Systems for telephone conferencing over circuit-switched networks, such as traditional public switched telephone networks, are currently in widespread use. Such systems typically use a PSTN audio bridge which allows all participants to a conference call to hear all other participants. Such systems typically generate long-distance telephone fees, and are not able to integrate with video and data with the audio conference.
More recently, systems for enabling audio and/or video conferencing of multiple parties over packet-switched networks, such as the Internet, have become commercially available. Such systems typically allow participants to simultaneously receive and transmit audio and/or video data streams depending on the sophistication of the system. Conferencing systems used over packet-switched networks have the advantage of not generating long-distance telephone fees and enable varying levels of audio, video, and data integration into the conference forum. In a typical system, a conference server receives audio and/or video streams from the participating client processes to the conference, mixes the streams and retransmits the mixed stream to the participating client processes. Such systems provide good audio quality but require considerable dedicated hardware. In such an implementation, each active audio stream from a conference participant must be decompressed, mixed with other audio streams and the mixed audio stream encoded prior to being sent to all participants in the conference. Accordingly, such systems do not scale well due to the costs of the dedicated processing power required for each active audio stream to the conference. A further disadvantage of such systems is that, depending on the compression/decompression (codec) algorithm, much processing power can be expended encoding/decoding and remixing non-active audio data, i.e., silence.

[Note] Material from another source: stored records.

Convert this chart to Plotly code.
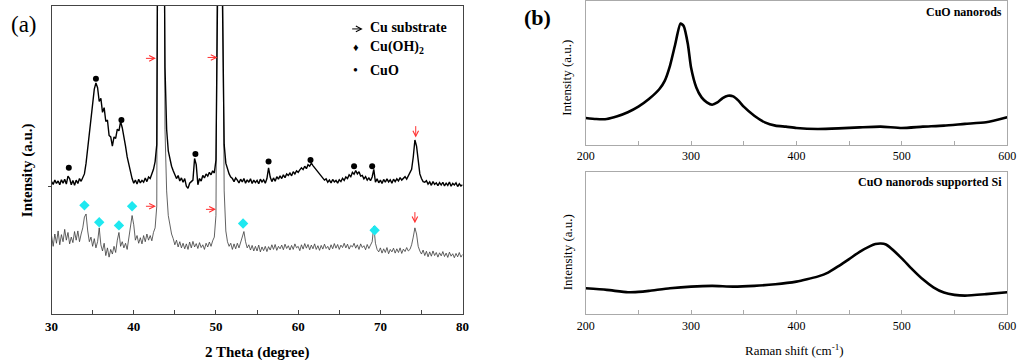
import numpy as np
import plotly.graph_objects as go

# ---------------- data ----------------
two_theta = np.round(np.linspace(30, 80, 251), 1)

xrd_cuo = [
    43.0, 42.1, 43.5, 42.4, 43.2,
    42.0, 43.6, 42.5, 43.8, 42.2,
    44.8, 44.0, 42.0, 43.4, 41.8,
    43.5, 42.4, 44.0, 43.1, 44.6,
    45.5, 49.0, 54.0, 60.0, 65.0,
    70.0, 73.0, 75.0, 73.5, 69.0,
    70.0, 65.5, 67.0, 62.5, 63.0,
    58.0, 57.5, 54.5, 57.5, 57.0,
    60.0, 59.5, 62.5, 60.5, 58.0,
    54.5, 51.0, 48.5, 46.0, 44.0,
    42.5, 43.5, 42.2, 43.8, 42.6,
    43.4, 42.8, 44.2, 43.0, 44.5,
    44.0, 45.5, 47.0, 49.5, 55.0,
    180, 260, 260, 170, 80,
    60.0, 53.0, 50.0, 48.0, 46.5,
    45.5, 44.0, 45.0, 43.2, 44.2,
    42.8, 44.0, 41.5, 40.8, 42.5,
    43.0, 43.5, 50.5, 48.5, 42.0,
    44.0, 43.2, 45.0, 44.2, 45.5,
    44.8, 46.0, 45.2, 46.5, 45.8,
    50.0, 105, 260, 220, 100,
    55.0, 49.0, 47.0, 45.5, 44.5,
    44.0, 43.0, 44.2, 43.5, 42.6,
    43.8, 42.9, 44.0, 42.5, 43.6,
    42.8, 43.9, 42.4, 43.5, 42.7,
    43.4, 42.3, 43.8, 42.9, 43.6,
    42.5, 44.0, 47.5, 44.5, 43.0,
    44.2, 43.1, 44.6, 43.8, 44.9,
    44.0, 45.2, 44.3, 45.5, 45.0,
    45.8, 44.9, 46.2, 45.5, 46.5,
    46.0, 46.8, 47.5, 46.9, 48.0,
    47.2, 48.5, 48.0, 49.0, 48.2,
    47.5, 46.8, 46.0, 45.2, 44.8,
    44.2, 43.5, 43.9, 42.8, 43.5,
    42.6, 43.7, 42.9, 43.4, 42.5,
    43.6, 43.0, 44.1, 43.4, 44.5,
    44.0, 45.2, 44.6, 46.0, 45.4,
    46.6, 45.5, 46.2, 44.8, 45.0,
    43.9, 44.6, 43.5, 44.2, 43.3,
    44.5, 47.0, 42.8, 43.9, 42.6,
    43.5, 42.4, 43.7, 42.8, 43.9,
    42.9, 43.6, 42.5, 43.8, 43.0,
    43.9, 43.2, 44.3, 43.5, 44.0,
    44.6, 43.8, 44.8, 45.5, 47.0,
    51.0, 56.5, 54.5, 49.0, 45.5,
    44.0, 43.0, 42.8, 43.3, 42.2,
    42.9, 41.8, 43.0, 42.1, 42.6,
    41.7, 42.7, 41.9, 42.8, 41.6,
    42.5, 41.8, 42.9, 41.5, 42.4,
    41.9, 42.6, 41.4, 42.3, 41.6,
    42.0,
]

xrd_cuoh2 = [
    25.5, 22.0, 26.0, 23.0, 27.0,
    22.5, 25.8, 23.5, 27.5, 24.0,
    26.5, 22.8, 25.0, 23.2, 26.8,
    24.0, 27.0, 23.5, 26.0, 28.0,
    31.5, 32.5, 27.0, 23.5, 25.0,
    22.0, 24.5, 21.5, 23.5, 28.0,
    22.5, 20.5, 23.0, 19.0, 21.5,
    18.5, 21.0, 19.5, 22.0, 20.0,
    24.0, 26.5, 22.0, 23.5, 21.5,
    23.0, 21.0, 24.5, 27.5, 32.0,
    29.0, 24.0, 25.5, 23.0, 24.8,
    22.8, 25.5, 23.5, 26.0, 24.0,
    25.5, 23.8, 26.5, 28.0, 35.0,
    220, 300, 300, 200, 60,
    40.0, 32.0, 28.5, 26.0, 24.5,
    22.5, 24.0, 21.8, 23.5, 21.5,
    23.0, 21.2, 22.8, 21.0, 23.4,
    21.5, 23.6, 21.8, 22.9, 21.3,
    23.2, 21.6, 22.5, 21.0, 23.0,
    21.8, 23.4, 22.0, 23.8, 25.0,
    32.0, 130, 300, 250, 110,
    40.0, 27.0, 23.5, 22.0, 23.0,
    21.0, 22.8, 21.2, 23.0, 21.5,
    23.5, 25.0, 26.8, 23.5, 21.5,
    22.5, 20.8, 22.3, 20.5, 22.0,
    20.5, 22.4, 20.2, 21.8, 20.6,
    22.0, 20.3, 21.9, 20.8, 22.5,
    21.0, 22.6, 20.7, 22.0, 21.2,
    22.4, 20.9, 22.7, 21.3, 22.2,
    20.8, 22.3, 21.0, 22.8, 21.5,
    22.0, 20.6, 22.5, 21.1, 22.9,
    21.4, 22.6, 20.9, 22.4, 21.2,
    22.8, 21.0, 22.2, 20.7, 22.3,
    21.1, 22.7, 21.3, 22.0, 20.8,
    22.5, 21.2, 22.9, 21.4, 22.6,
    21.0, 22.4, 21.6, 23.0, 21.5,
    22.7, 21.1, 22.3, 21.8, 23.0,
    21.4, 22.5, 21.0, 22.8, 21.6,
    22.2, 20.9, 22.6, 21.3, 22.4,
    23.5, 28.5, 23.0, 21.0, 20.2,
    21.5, 19.8, 21.2, 20.0, 21.6,
    19.6, 21.0, 20.2, 21.4, 19.8,
    21.2, 20.0, 21.5, 19.7, 21.1,
    20.3, 21.6, 20.5, 21.0, 22.5,
    25.0, 28.0, 26.0, 22.0, 20.5,
    19.5, 20.8, 19.0, 20.4, 18.6,
    20.2, 18.8, 20.5, 19.0, 20.0,
    18.5, 19.9, 18.9, 20.3, 18.7,
    19.8, 18.4, 20.1, 18.8, 19.6,
    18.3, 19.7, 18.6, 20.0, 18.5,
    19.4,
]

# peak markers
cuo_mark_x = [32.1, 35.4, 38.5, 47.5, 56.4, 61.5, 66.8, 69.0]
cuo_mark_y = [47.5, 76.4, 63.0, 52.0, 49.5, 50.0, 48.0, 48.0]
cuoh2_mark_x = [34.0, 35.8, 38.2, 39.8, 53.3, 69.3]
cuoh2_mark_y = [35.3, 29.8, 28.8, 35.0, 29.4, 27.2]

# Cu substrate arrows: (head x, head y, tail x, tail y)
cu_arrows = [
    (42.7, 83.0, 41.3, 83.0),
    (50.2, 83.3, 48.8, 83.3),
    (42.7, 35.0, 41.3, 35.0),
    (50.0, 34.0, 48.6, 34.0),
    (74.3, 57.3, 74.3, 61.5),
    (74.2, 29.5, 74.2, 33.6),
]

raman_shift_top = [200, 210, 220, 230, 240, 250, 260, 270, 275, 280, 285, 290,
                   293, 297, 300, 305, 310, 315, 320, 325, 330, 335, 340, 345,
                   350, 360, 370, 380, 390, 400, 420, 440, 460, 480, 500, 520,
                   540, 560, 580, 600]
raman_cuo = [18.5, 17.8, 17.8, 19.7, 22.5, 26.4, 31.7, 38.7, 44.4, 54.9, 69.9, 84.3,
             82.6, 69.9, 53.7, 39.8, 32.9, 29.4, 27.8, 29.4, 32.4, 34.0, 33.6, 30.6,
             26.4, 20.1, 15.5, 13.2, 12.5, 11.6, 10.9, 11.3, 12.0, 12.5, 11.6, 12.5,
             13.2, 14.4, 15.5, 19.0]

raman_shift_bot = [200, 220, 240, 250, 260, 280, 300, 320, 340, 360, 380, 400,
                   410, 420, 430, 440, 450, 460, 470, 475, 480, 485, 490, 500,
                   510, 520, 530, 540, 550, 560, 580, 600]
raman_cuo_si = [18.1, 17.0, 15.3, 15.6, 16.3, 18.1, 19.3, 19.8, 19.3, 19.8, 20.9, 22.8,
                24.4, 26.3, 29.1, 33.7, 38.6, 43.7, 47.7, 49.1, 49.5, 48.8, 46.0, 39.1,
                31.4, 24.4, 18.8, 15.1, 13.5, 13.0, 14.0, 15.3]

xrd_ticks = [30, 40, 50, 60, 70, 80]
raman_ticks = [200, 300, 400, 500, 600]

# ---------------- figure ----------------
SERIF = "Liberation Serif"
fig = go.Figure()

fig.add_trace(go.Scatter(x=two_theta, y=xrd_cuoh2, mode="lines",
                         line=dict(color="#3a3a3a", width=0.8),
                         xaxis="x", yaxis="y", showlegend=False))
fig.add_trace(go.Scatter(x=two_theta, y=xrd_cuo, mode="lines",
                         line=dict(color="#000000", width=1.4),
                         xaxis="x", yaxis="y", showlegend=False))
fig.add_trace(go.Scatter(x=cuo_mark_x, y=cuo_mark_y, mode="markers",
                         marker=dict(symbol="circle", size=6, color="black"),
                         xaxis="x", yaxis="y", showlegend=False))
fig.add_trace(go.Scatter(x=cuoh2_mark_x, y=cuoh2_mark_y, mode="markers",
                         marker=dict(symbol="diamond", size=8, color="#1ee8f0"),
                         xaxis="x", yaxis="y", showlegend=False))

fig.add_trace(go.Scatter(x=raman_shift_top, y=raman_cuo, mode="lines",
                         line=dict(color="black", width=2.6, shape="spline", smoothing=0.6),
                         xaxis="x2", yaxis="y2", showlegend=False))
fig.add_trace(go.Scatter(x=raman_shift_bot, y=raman_cuo_si, mode="lines",
                         line=dict(color="black", width=2.6, shape="spline", smoothing=0.6),
                         xaxis="x3", yaxis="y3", showlegend=False))

ann = []
for hx, hy, tx, ty in cu_arrows:
    ann.append(dict(x=hx, y=hy, ax=tx, ay=ty, xref="x", yref="y", axref="x", ayref="y",
                    showarrow=True, arrowhead=5, arrowsize=1.1, arrowwidth=1,
                    arrowcolor="#ff3030", text=""))

# legend arrow (black), tail offset given in pixels
ann.append(dict(x=360 / 1024, y=1 - 28 / 360, ax=-12, ay=0,
                xref="paper", yref="paper", axref="pixel", ayref="pixel",
                showarrow=True, arrowhead=5, arrowsize=1.1, arrowwidth=1,
                arrowcolor="black", text=""))

def txt(x, y, s, size, weight="normal", xanchor="center", angle=0, yanchor="middle"):
    ann.append(dict(x=x / 1024, y=1 - y / 360, xref="paper", yref="paper", text=s,
                    showarrow=False, xanchor=xanchor, yanchor=yanchor, textangle=angle,
                    font=dict(family=SERIF, size=size, color="black", weight=weight)))

txt(0, 24, "(a)", 23, xanchor="left")
txt(522, 17, "(b)", 22, weight="bold", xanchor="left")
txt(19, 170, "Intensity (a.u.)", 15, weight="bold", angle=-90)
txt(252, 352, "2 Theta (degree)", 15, weight="bold")
# legend of panel (a)
txt(353, 46, "♦", 11)
txt(353, 70, "•", 14)
txt(365, 27, "Cu substrate", 14, weight="bold", xanchor="left")
txt(365, 47, "Cu(OH)<sub>2</sub>", 14, weight="bold", xanchor="left")
txt(365, 70, "CuO", 14, weight="bold", xanchor="left")
# panel (b)
txt(1013, 11, "CuO nanorods", 12, weight="bold", xanchor="right")
txt(1013, 182, "CuO nanorods supported Si", 12, weight="bold", xanchor="right")
txt(568, 77, "Intensity (a.u.)", 13, angle=-90)
txt(568, 252, "Intensity (a.u.)", 13, angle=-90)
txt(800, 350, "Raman shift (cm<sup>-1</sup>)", 13)

axa = dict(showline=True, mirror=True, linecolor="#444", linewidth=1, showgrid=False,
           zeroline=False)
axb = dict(showline=True, mirror=True, linecolor="#aaaaaa", linewidth=1, showgrid=False,
           zeroline=False)

fig.update_layout(
    width=1024, height=360, margin=dict(l=0, r=0, t=0, b=0),
    paper_bgcolor="white", plot_bgcolor="white",
    annotations=ann,
    xaxis=dict(axa, domain=[43.3 / 1024, 461.7 / 1024], range=[30, 80],
               tickvals=xrd_ticks, ticks="inside", ticklen=4, tickcolor="#444",
               tickfont=dict(family=SERIF, size=13, color="black", weight="bold"),
               minor=dict(dtick=5, ticks="inside", ticklen=4, tickcolor="#444"),
               anchor="y"),
    yaxis=dict(axa, domain=[46 / 360, 355 / 360], range=[0, 100],
               tickvals=[41.5], ticks="outside", ticklen=3, tickcolor="#444",
               showticklabels=False, anchor="x"),
    xaxis2=dict(axb, domain=[587 / 1024, 1016 / 1024], range=[200, 600],
                tickvals=raman_ticks, ticks="inside", ticklen=4, tickcolor="#aaaaaa",
                tickfont=dict(family=SERIF, size=12, color="black"),
                minor=dict(dtick=50, ticks="inside", ticklen=4, tickcolor="#aaaaaa"),
                anchor="y2"),
    yaxis2=dict(axb, domain=[216 / 360, 1.0], range=[0, 100], ticks="",
                showticklabels=False, anchor="x2"),
    xaxis3=dict(axb, domain=[587 / 1024, 1016 / 1024], range=[200, 600],
                tickvals=raman_ticks, ticks="inside", ticklen=4, tickcolor="#aaaaaa",
                tickfont=dict(family=SERIF, size=12, color="black"),
                minor=dict(dtick=50, ticks="inside", ticklen=4, tickcolor="#aaaaaa"),
                anchor="y3"),
    yaxis3=dict(axb, domain=[46 / 360, 189 / 360], range=[0, 100], ticks="",
                showticklabels=False, anchor="x3"),
)

fig.write_html("out.html", config={"displayModeBar": False},
               post_script="document.body.style.margin='0px';document.body.style.overflow='hidden';")
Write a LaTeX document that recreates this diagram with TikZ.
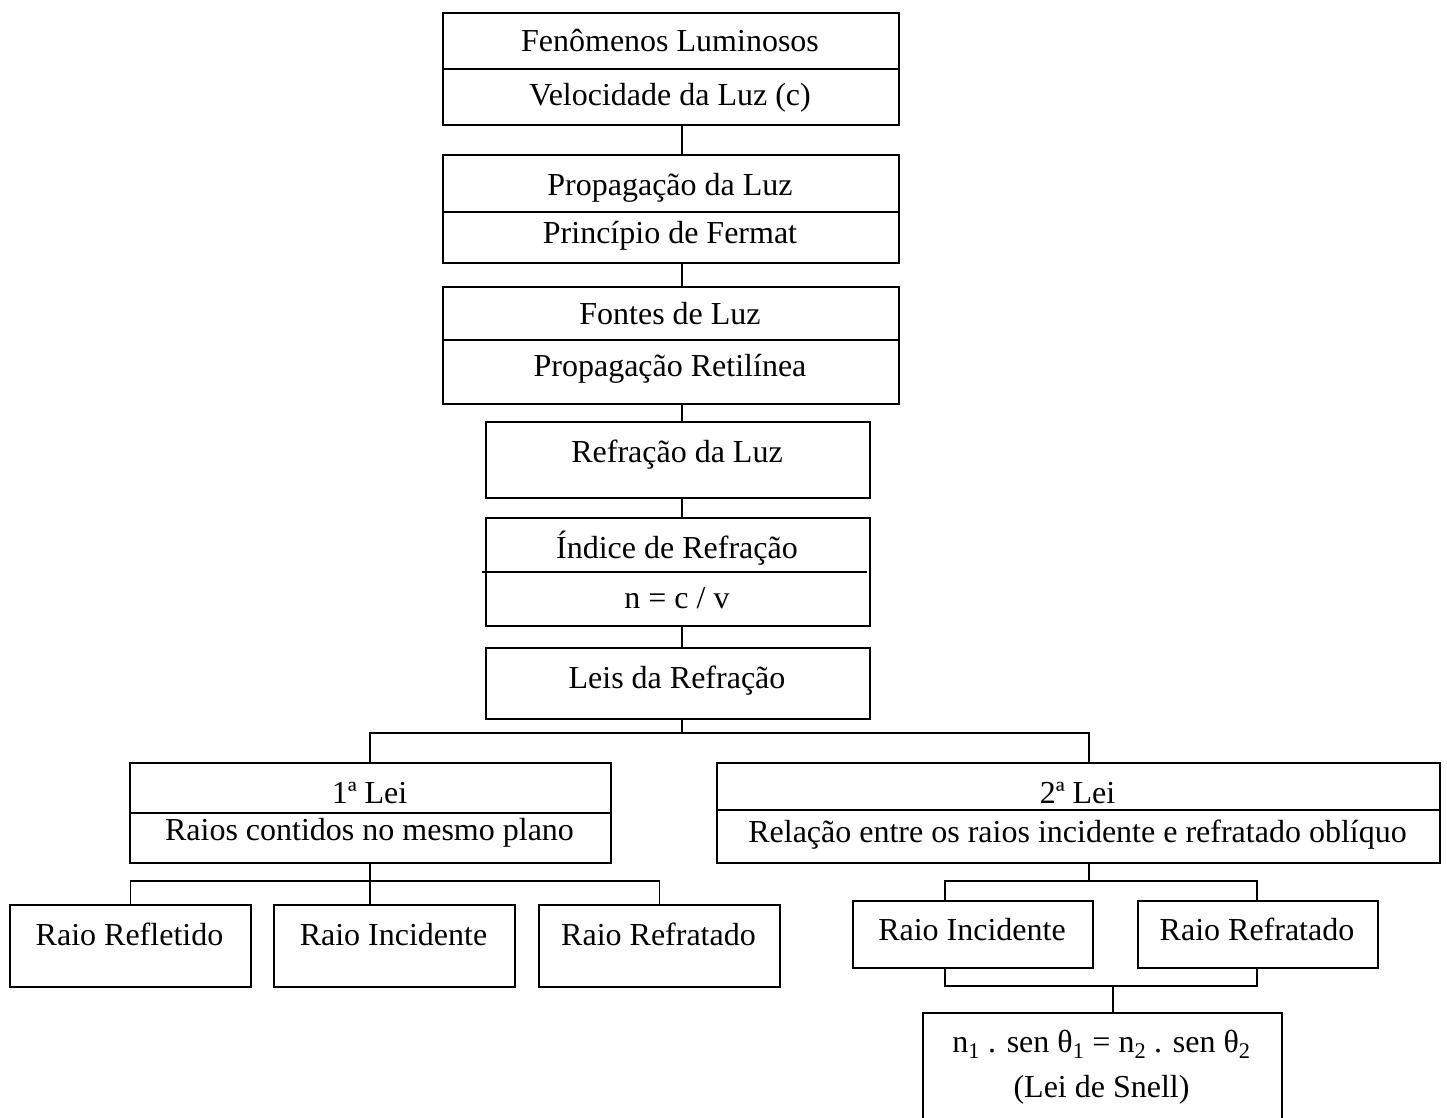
\documentclass[tikz,border=0pt]{standalone}
\usepackage{fontspec}
\setmainfont{Liberation Serif}
\begin{document}
\begin{tikzpicture}[x=1pt,y=-1pt,
  box/.style={draw, line width=1.8pt, inner sep=0pt, anchor=north west},
  wire/.style={line width=1.8pt},
  txt/.style={anchor=base, inner sep=0pt, font=\fontsize{32}{38}\selectfont}]
\useasboundingbox (0,0) rectangle (1447,1118);
\clip (0,0) rectangle (1447,1118);

% main column of boxes
\node[box, minimum width=456pt, minimum height=112pt] (a) at (442,12) {};
\node[box, minimum width=456pt, minimum height=108pt] (b) at (442,154) {};
\node[box, minimum width=456pt, minimum height=117pt] (c) at (442,286) {};
\node[box, minimum width=384pt, minimum height=76pt]  (d) at (485,421) {};
\node[box, minimum width=384pt, minimum height=108pt] (e) at (485,517) {};
\node[box, minimum width=384pt, minimum height=71pt]  (f) at (485,647) {};

% the two laws
\node[box, minimum width=481pt, minimum height=100pt] (g) at (129,762) {};
\node[box, minimum width=723pt, minimum height=100pt] (h) at (716,762) {};

% rays of the first law
\node[box, minimum width=241pt, minimum height=82pt] (l1) at (9,904) {};
\node[box, minimum width=241pt, minimum height=82pt] (l2) at (273,904) {};
\node[box, minimum width=241pt, minimum height=82pt] (l3) at (538,904) {};

% rays of the second law and Snell's law
\node[box, minimum width=240pt, minimum height=67pt] (r1) at (852,900) {};
\node[box, minimum width=240pt, minimum height=67pt] (r2) at (1137,900) {};
\node[box, minimum width=359pt, minimum height=140pt] (s) at (922,1012) {};

% inner dividers
\draw[wire] (a.west |- 0,69) -- (a.east |- 0,69);
\draw[wire] (b.west |- 0,212) -- (b.east |- 0,212);
\draw[wire] (c.west |- 0,340) -- (c.east |- 0,340);
\draw[wire] (482,572) -- (867,572);
\draw[wire] (g.west |- 0,813) -- (g.east |- 0,813);
\draw[wire] (h.west |- 0,810) -- (h.east |- 0,810);

% texts
\node[txt] (ta1) at (670,52)  {Fenômenos Luminosos};
\node[txt] (ta2) at (670,106) {Velocidade da Luz (c)};
\node[txt] (tb1) at (670,195) {Propagação da Luz};
\node[txt] (tb2) at (670,243) {Princípio de Fermat};
\node[txt] (tc1) at (670,324) {Fontes de Luz};
\node[txt] (tc2) at (670,376) {Propagação Retilínea};
\node[txt] (td)  at (677,462) {Refração da Luz};
\node[txt] (te1) at (677,558) {Índice de Refração};
\node[txt] (te2) at (677,608) {n = c / v};
\node[txt] (tf)  at (677,688) {Leis da Refração};
\node[txt] (tg1) at (369.5,803) {1ª Lei};
\node[txt] (tg2) at (369.5,840) {Raios contidos no mesmo plano};
\node[txt] (th1) at (1077.5,803) {2ª Lei};
\node[txt] (th2) at (1077.5,842) {Relação entre os raios incidente e refratado oblíquo};
\node[txt] (tl1) at (129.5,945) {Raio Refletido};
\node[txt] (tl2) at (393.5,945) {Raio Incidente};
\node[txt] (tl3) at (658.5,945) {Raio Refratado};
\node[txt] (tr1) at (972,940)  {Raio Incidente};
\node[txt] (tr2) at (1257,940) {Raio Refratado};
\node[txt] (ts1) at (1101.5,1052) {n\textsubscript{1} . sen θ\textsubscript{1} = n\textsubscript{2} . sen θ\textsubscript{2}};
\node[txt] (ts2) at (1101.5,1097) {(Lei de Snell)};

% connectors
\coordinate (spine) at (682,0);
\coordinate (gx) at (370,0);
\coordinate (hx) at (1089,0);
\coordinate (rx1) at (945,0);
\coordinate (rx2) at (1257,0);
\coordinate (j1) at (682,733);
\coordinate (j2) at (370,881);
\coordinate (j3) at (1089,881);
\coordinate (j4) at (1113,986);

\draw[wire] (spine |- a.south) -- (spine |- b.north);
\draw[wire] (spine |- b.south) -- (spine |- c.north);
\draw[wire] (spine |- c.south) -- (spine |- d.north);
\draw[wire] (spine |- d.south) -- (spine |- e.north);
\draw[wire] (spine |- e.south) -- (spine |- f.north);
\draw[wire] (j1 |- f.south) -- (j1);
\draw[wire] (gx |- g.north) -- (gx |- j1) -- (hx |- j1) -- (hx |- h.north);

\draw[wire] (gx |- g.south) -- (gx |- l2.north);
\draw[wire] (l1.north) -- (l1.north |- j2) -- (l3.north |- j2) -- (l3.north);

\draw[wire] (hx |- h.south) -- (j3);
\draw[wire] (rx1 |- r1.north) -- (rx1 |- j3) -- (rx2 |- j3) -- (rx2 |- r2.north);
\draw[wire] (rx1 |- r1.south) -- (rx1 |- j4) -- (rx2 |- j4) -- (rx2 |- r2.south);
\draw[wire] (j4) -- (j4 |- s.north);
\end{tikzpicture}
\end{document}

Certain Internet telephone software available today requires participants to a conference to “push” or activate a button on the graphic user interface of the software before speaking, similar to conventional microwave devices such as CB radios. Activation of such a button notifies the conference server that the participant is transmitting an active audio stream. This type of notification scheme is a step backward from current Public Switched Telephone Network conference bridges which allow people to converse in a natural manner.
Still other conference servers transmit only a single audio stream which is considered to be currently active. This technique provides half duplex multi-way audio calling at best. Unfortunately, clipping of the audio stream occurs when the conference server switches between participants, making it difficult to provide a natural multi-way call in which participants may interact, e.g. interrupt each other.
Accordingly, a need exists for a conferencing system in a packet-switched network environment which enables audio and/or video conferencing among participating callers at multiple end points and which is both scalable and does not have cost-prohibitive hardware requirements.
A further need exists for a conferencing system in a packet-switched network environment which enables audio and/or video conferencing among participating callers at multiple end points and which allows participants to interact naturally without requiring activation of the audio stream to speak or which results in audio clipping when switching between participants.
A further need exists for a conferencing system in a packet-switched network environment which enables audio and/or video conferencing among participating callers at multiple end points and which enables the conference server to be implemented in all software.